Alex wasn’t sure if he was in the mood for a Freudian analysis, but he had to let her tell it in her own words.

“How?”

“When she was about four and Edgar was being cold toward her, I sat her down and explained to her that he wanted a boy. It was a stupid thing to do but I did it. I couldn’t talk to him about it, so I was reduced to talking to her. I told her that he wanted a boy so that they could do boy things together. And she asked me what are boy things…”

There were tears welling up in Esther Olsen’s eyes. She brushed them aside and carried on.

“And I told her that it’s the way they dress and the things that interest them like cars and electrical things. So she started acting like the way she thought a boy acted. She even got hold of a pair of scissors and cut her hair short so she’d
look
more like a boy. But the more she did it the angrier it made him.”

“And this was before Jonathan was born?”

“Yes, but it carried on after that. You see, after Jonathan was born, he treated Jonathan well and he was bit less cold toward me – even though he knew that he wasn’t Jonathan’s father – but he was just as cold and unkind to Dorothy. And the more he rejected her, the more she tried to act like a boy. When she reached puberty she continued dressing like a boy – and of course by then she had her own allowance so she could buy clothes for herself.”

“I’d’ve thought that that sort of thing would have made her a target for ridicule from her peers. And that would surely have been a deterrent.”

“You’d’ve thought so but Dorothy had been so toughened up by the harsh treatment Edgar meted out that she was oblivious to anything her classmates could have thrown at her.”

“Oblivious?”

“Well maybe not completely oblivious, but certainly indifferent.”

“So was it just cross-dressing? I mean, Jonathan didn’t say cross-dresser, he just said ‘her sexuality.’ And Clayton Burrow called her a lesbian.”

“It started with cross-dressing, but it pretty soon developed into other things. She started getting pictures of pretty girls and putting them on her walls. Edgar tore them down a couple of times, but she just put them back up. And she kept a scrapbook of pictures of girls in swimsuits.

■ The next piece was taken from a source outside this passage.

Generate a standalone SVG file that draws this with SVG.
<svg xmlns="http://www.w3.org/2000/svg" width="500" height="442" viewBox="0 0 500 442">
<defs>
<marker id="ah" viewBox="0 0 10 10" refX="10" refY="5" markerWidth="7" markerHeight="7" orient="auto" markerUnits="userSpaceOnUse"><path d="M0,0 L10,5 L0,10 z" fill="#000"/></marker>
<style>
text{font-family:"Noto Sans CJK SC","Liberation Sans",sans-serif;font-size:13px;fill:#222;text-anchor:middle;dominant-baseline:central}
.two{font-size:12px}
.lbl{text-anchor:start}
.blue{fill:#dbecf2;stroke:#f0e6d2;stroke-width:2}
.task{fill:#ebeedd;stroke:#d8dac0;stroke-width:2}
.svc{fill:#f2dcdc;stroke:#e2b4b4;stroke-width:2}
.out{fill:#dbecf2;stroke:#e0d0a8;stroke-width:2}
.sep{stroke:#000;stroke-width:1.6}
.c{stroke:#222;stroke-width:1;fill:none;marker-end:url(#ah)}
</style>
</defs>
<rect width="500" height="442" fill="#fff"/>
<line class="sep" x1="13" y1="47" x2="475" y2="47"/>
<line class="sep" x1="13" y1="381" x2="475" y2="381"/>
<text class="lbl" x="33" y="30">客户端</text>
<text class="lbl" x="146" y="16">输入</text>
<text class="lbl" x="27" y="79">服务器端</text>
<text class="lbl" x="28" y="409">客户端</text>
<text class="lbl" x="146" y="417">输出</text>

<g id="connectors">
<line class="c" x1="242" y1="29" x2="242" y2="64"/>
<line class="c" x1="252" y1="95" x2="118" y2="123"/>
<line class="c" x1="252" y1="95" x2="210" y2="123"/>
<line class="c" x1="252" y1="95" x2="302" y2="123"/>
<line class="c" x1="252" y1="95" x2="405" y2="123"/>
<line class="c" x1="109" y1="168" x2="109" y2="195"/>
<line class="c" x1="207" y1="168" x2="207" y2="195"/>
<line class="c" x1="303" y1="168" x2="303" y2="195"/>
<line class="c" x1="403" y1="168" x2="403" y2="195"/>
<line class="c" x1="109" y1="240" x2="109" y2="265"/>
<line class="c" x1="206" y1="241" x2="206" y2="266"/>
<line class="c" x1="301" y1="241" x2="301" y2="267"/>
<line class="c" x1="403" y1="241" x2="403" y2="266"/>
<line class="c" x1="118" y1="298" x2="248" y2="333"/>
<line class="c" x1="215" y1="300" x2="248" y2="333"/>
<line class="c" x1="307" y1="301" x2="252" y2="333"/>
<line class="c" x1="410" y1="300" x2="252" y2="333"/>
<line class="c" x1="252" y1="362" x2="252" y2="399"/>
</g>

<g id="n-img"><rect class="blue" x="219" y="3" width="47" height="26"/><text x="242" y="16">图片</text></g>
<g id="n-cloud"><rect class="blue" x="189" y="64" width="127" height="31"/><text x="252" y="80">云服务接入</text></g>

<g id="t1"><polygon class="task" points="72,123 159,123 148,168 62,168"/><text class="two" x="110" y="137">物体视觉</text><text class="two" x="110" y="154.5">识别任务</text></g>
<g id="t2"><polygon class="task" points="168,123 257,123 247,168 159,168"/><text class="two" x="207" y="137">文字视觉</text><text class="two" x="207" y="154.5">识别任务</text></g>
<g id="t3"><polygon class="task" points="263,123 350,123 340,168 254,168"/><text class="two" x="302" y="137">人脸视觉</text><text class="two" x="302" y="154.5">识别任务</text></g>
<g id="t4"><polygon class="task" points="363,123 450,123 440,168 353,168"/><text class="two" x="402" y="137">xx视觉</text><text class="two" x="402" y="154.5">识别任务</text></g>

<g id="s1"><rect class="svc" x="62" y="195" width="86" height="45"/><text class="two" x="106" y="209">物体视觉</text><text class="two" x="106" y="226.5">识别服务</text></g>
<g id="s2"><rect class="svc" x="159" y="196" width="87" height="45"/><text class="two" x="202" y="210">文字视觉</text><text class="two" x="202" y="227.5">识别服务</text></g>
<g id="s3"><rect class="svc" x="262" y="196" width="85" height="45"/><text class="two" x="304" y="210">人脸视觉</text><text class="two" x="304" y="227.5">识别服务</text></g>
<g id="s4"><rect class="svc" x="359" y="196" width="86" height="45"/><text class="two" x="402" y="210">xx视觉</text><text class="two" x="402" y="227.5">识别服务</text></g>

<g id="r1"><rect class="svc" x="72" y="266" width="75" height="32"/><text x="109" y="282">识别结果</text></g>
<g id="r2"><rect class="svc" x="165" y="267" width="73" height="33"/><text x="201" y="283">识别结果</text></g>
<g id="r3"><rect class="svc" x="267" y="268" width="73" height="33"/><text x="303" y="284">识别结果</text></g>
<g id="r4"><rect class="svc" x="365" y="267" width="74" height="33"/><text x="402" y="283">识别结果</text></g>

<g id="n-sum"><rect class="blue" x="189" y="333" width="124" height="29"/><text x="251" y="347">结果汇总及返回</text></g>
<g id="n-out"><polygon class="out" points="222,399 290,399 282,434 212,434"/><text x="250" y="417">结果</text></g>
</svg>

He didn’t know that because she kept it under her bed.”

“Was it just an act or did she really like girls – sexually, I mean?”

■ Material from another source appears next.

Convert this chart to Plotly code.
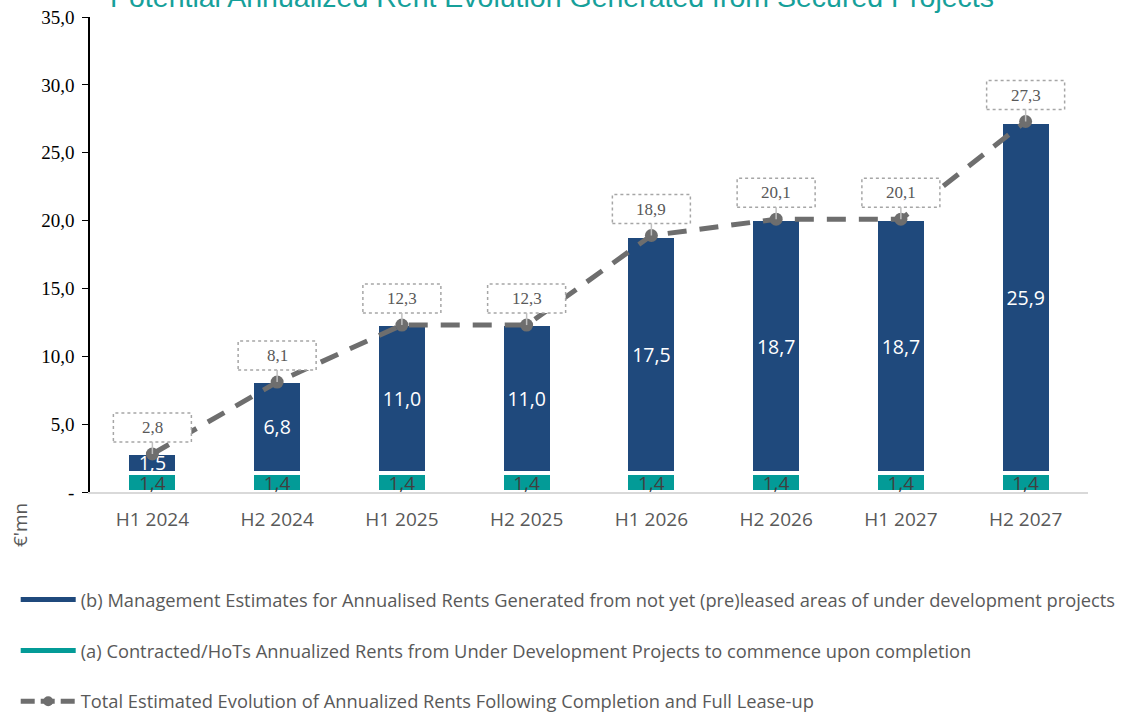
import plotly.graph_objects as go

categories = ["H1 2024", "H2 2024", "H1 2025", "H2 2025", "H1 2026", "H2 2026", "H1 2027", "H2 2027"]
contracted = [1.4, 1.4, 1.4, 1.4, 1.4, 1.4, 1.4, 1.4]
management = [1.5, 6.8, 11.0, 11.0, 17.5, 18.7, 18.7, 25.9]
total = [2.8, 8.1, 12.3, 12.3, 18.9, 20.1, 20.1, 27.3]
ytick_vals = [0, 5, 10, 15, 20, 25, 30, 35]
ytick_text = ["-", "5,0", "10,0", "15,0", "20,0", "25,0", "30,0", "35,0"]

name_b = "(b) Management Estimates for Annualised Rents Generated from not yet (pre)leased areas of under development projects"
name_a = "(a) Contracted/HoTs Annualized Rents from Under Development Projects to commence upon completion"
name_t = "Total Estimated Evolution of Annualized Rents Following Completion and Full Lease-up"
title = "Potential Annualized Rent Evolution Generated from Secured Projects"

BLUE = "#1f497c"
TEAL = "#039b97"
GRAY = "#6e6e6e"

def fmt(v):
    return f"{v:.1f}".replace(".", ",")

xs = list(range(len(categories)))
fig = go.Figure()

fig.add_trace(go.Bar(
    x=xs, y=contracted, width=0.4, marker=dict(color=TEAL, line=dict(color="white", width=4)),
    text=[fmt(v) for v in contracted], textposition="inside", insidetextanchor="middle",
    textfont=dict(family="Open Sans", size=19, color="#404040"), showlegend=False, hoverinfo="skip"))
fig.add_trace(go.Bar(
    x=xs, y=management, width=0.4, marker=dict(color=BLUE, line=dict(color="white", width=4)),
    text=[fmt(v) for v in management], textposition="inside", insidetextanchor="middle",
    textfont=dict(family="Open Sans", size=19.5, color="white"), showlegend=False, hoverinfo="skip"))
fig.add_trace(go.Scatter(
    x=xs, y=total, mode="lines+markers",
    line=dict(color=GRAY, width=5, dash="19px,13px"),
    marker=dict(color=GRAY, size=13), showlegend=False, hoverinfo="skip"))

# legend entries
fig.add_trace(go.Scatter(x=[None], y=[None], mode="lines", line=dict(color=BLUE, width=5),
                         name=name_b, legendgroup="b", legendrank=1))
fig.add_trace(go.Scatter(x=[None], y=[None], mode="lines", line=dict(color=TEAL, width=5),
                         name=name_a, legendgroup="a", legendrank=2))
fig.add_trace(go.Scatter(x=[None], y=[None], mode="lines+markers",
                         line=dict(color=GRAY, width=5, dash="14px,6px"),
                         marker=dict(color=GRAY, size=10),
                         name=name_t, legendgroup="t", legendrank=3))

# total labels in dotted boxes with leader lines
for i, t in zip(xs, total):
    fig.add_shape(type="rect", xref="x", yref="y", xsizemode="pixel", ysizemode="pixel",
                  xanchor=i, yanchor=t, x0=-39, x1=39, y0=12, y1=41,
                  line=dict(color="#a6a6a6", width=1.5, dash="dot"), fillcolor="white", layer="above")
    fig.add_shape(type="line", xref="x", yref="y", xsizemode="pixel", ysizemode="pixel",
                  xanchor=i, yanchor=t, x0=0, x1=0, y0=0, y1=12,
                  line=dict(color="#bfbfbf", width=1.5), layer="above")
    fig.add_annotation(x=i, y=t, xref="x", yref="y", text=fmt(t), showarrow=False,
                       yshift=26.5, font=dict(family="Liberation Serif", size=17, color="#595959"))

fig.add_annotation(xref="paper", yref="paper", x=0.463, y=1, yshift=20, xanchor="center", yanchor="middle",
                   text=title, showarrow=False,
                   font=dict(family="Liberation Sans", size=28.5, color="#16a09a"))
fig.add_annotation(xref="paper", yref="paper", x=0, y=0, xshift=-70, yshift=-33,
                   xanchor="center", yanchor="middle", text="€'mn", textangle=-90, showarrow=False,
                   font=dict(family="Open Sans", size=19, color="#595959"))

fig.update_layout(
    width=1122, height=714,
    margin=dict(l=90, r=34, t=17, b=222, autoexpand=False),
    plot_bgcolor="white", paper_bgcolor="white",
    barmode="stack", bargap=0.6,
    showlegend=True,
    legend=dict(xref="container", yref="container", x=0.014, y=0.186, xanchor="left", yanchor="top",
                orientation="v", tracegroupgap=24,
                font=dict(family="Open Sans", size=18.3, color="#595959"), itemwidth=55),
    xaxis=dict(tickvals=xs, ticktext=categories, range=[-0.5, 7.5], showline=True,
               linecolor="#d9d9d9", linewidth=2, ticks="", showgrid=False, zeroline=False,
               tickfont=dict(family="Open Sans", size=19, color="#595959"), ticklabelstandoff=9),
    yaxis=dict(range=[0, 35], tickvals=ytick_vals, ticktext=ytick_text, showline=True,
               linecolor="black", linewidth=1.5, ticks="outside", ticklen=6, tickcolor="black",
               showgrid=False, zeroline=False, ticklabelstandoff=4,
               tickfont=dict(family="Liberation Serif", size=19, color="black")),
    uniformtext=dict(minsize=19, mode="show"),
)

fig.write_html("out.html", config={"displayModeBar": False},
               post_script="document.body.style.margin='0px';")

“It probably started as an act, but developed into something more than that. I mean, she did experiment with girls. She found girls online who shared her interest and she even used to date them.”

“Did you try to stop her – or did Edgar?”

“He didn’t pay enough attention to her to know what was going on. It was only what she flaunted in his presence that angered him.”

“But didn’t you think of telling her that she was only making it worse by the way she was behaving?”

“Yes, but you see, at least this way, she was getting
some
reaction from him. When she kept a low profile he just ignored her altogether, shunned her. So for her, the choice wasn’t a good reaction from him or a bad reaction: it was a bad reaction or none at all. She chose a bad reaction as the lesser of two evils.”

“But it must have hurt her. I mean, she wrote a poem that betrays her feelings and shows how much he hurt her.”

“Oh I’m sure it did. She didn’t show it to anyone round her but the only way I could sense it was by the constant hurt look in her eyes.”

“But what about him ripping the clothes off of her? Jonathan knew about it, so it must have been when he was old enough to understand. And what was that about the mirror?”

“Well, as I said, she used to dress up in boy’s clothes. When she got older she was able to buy her own clothes. But sometimes she used to try on Edgar’s clothes and admire herself in the mirror and practice picking up girls. I knew she was doing it, but I didn’t stop her. By that stage she’d already decided what she was. There was no point fighting it. At least
I
knew that. But Edgar didn’t. He just wouldn’t accept it. He thought that
she
was in denial, but in reality
he
was. Then one day – when she was about fourteen – he caught her dressing up in his clothes talking to an imaginary girlfriend and he just flipped his lid. I mean, he just blew a fuse and exploded.”